Nevertheless, the current work definitely throws a gauntlet in front of Turin's theory, and since the shape theory is well-established with truckloads of evidence on its side, the burden is still on Turin's shoulders to demonstrate the validity of his assertions.

Nobody knows what the truth is in this case right now, which of course makes the issue even more interesting. My own recent take on the shape vs vibration dichotomy is that it might be much less of a dichotomy than we think. There is no reason (except that offered by Occam's razor) to discount the possibility that nature might be using shape some of the time and vibration some of the time. Perhaps it's 80% shape and 20% vibration, or perhaps receptors are actually able to tune the shape/vibration mix depending on the context. 
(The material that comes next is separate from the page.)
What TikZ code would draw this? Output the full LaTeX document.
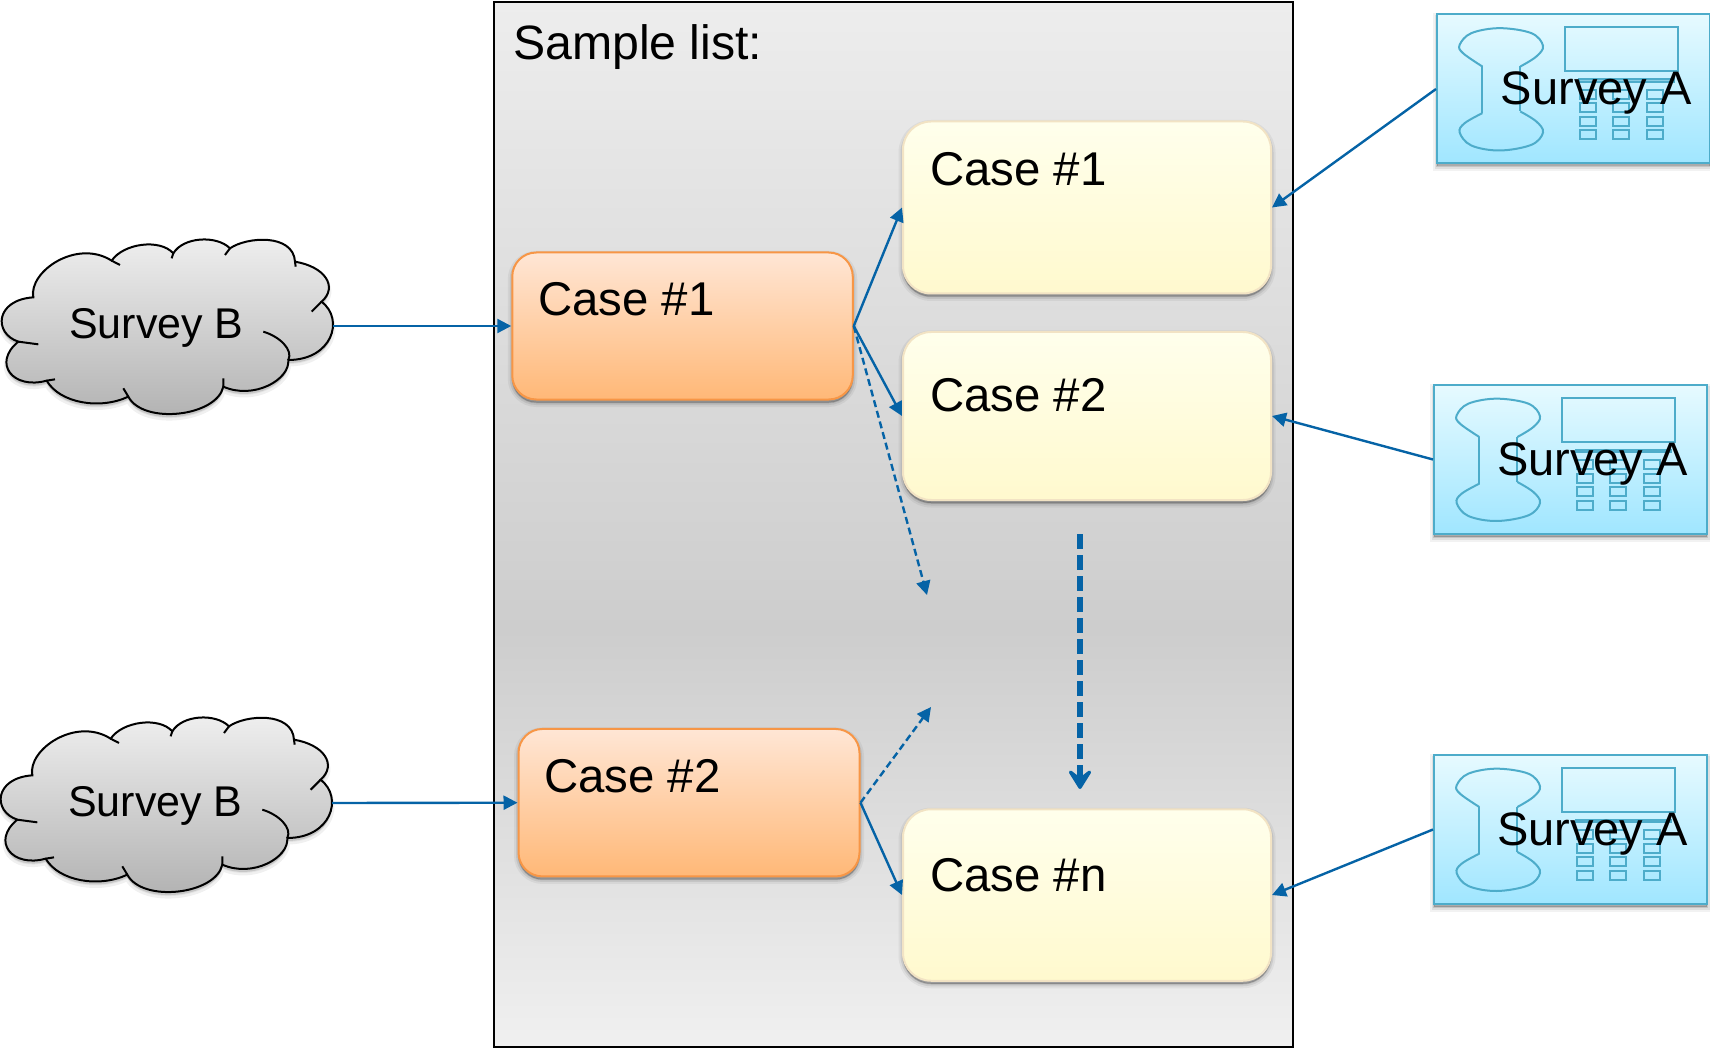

It's worth recalling that smell is a very primitive sense and the primordial environment was filled with a vast, dazzling, confusing complexity of chemical compounds. In the absence of heuristic intelligence, evolution needed to muster an equivalent complexity of physicochemical responses to sample that chemical complexity. To that end we shouldn't really be surprised if it turns out that shape and vibration are not really discrete phenomena but lie on a continuum. Maybe it's like wave particle duality - that convoluted gem of a weird theory where what we see depends on the experiment we choose to perform. Doing those right experiments and nailing down the proportions is going to be the tricky part, and it seems that we are making headway in that direction all right.


  1. Nice post! I like your summation - that we're talking about something which is hard to nail down, and may have valid descriptions from both points of view. In that respect I think it's important that we not confuse causation with correlation, and therein lies my own point of view - that the olfactory recognition of small molecules is ultimately less geometric than electronic, and thus should correlate in some interesting but ultimately understood ways with vibrational aspects of electronically bound particle systems. The exact mechanisms by which vibrationally correlated aspects of electronic structure are measured by receptor interactions - if they are actually there - may be neither simple, nor the best ways to describe those interactions. Still, I tend to believe that Turin has observed actual phenomena that bear explanation. And, at the very least, he has forced the field to clarify the interaction at olfactory receptors, which is definitely a win for science.

    Returning to the new article at hand - great work, and congratulations to the authors. They have definitely advanced the subject, and have met the challenges posed by recent work favoring vibrational ideas. This is what science is all about!

    1. Agreed! If nothing else, the debate sharpens understanding.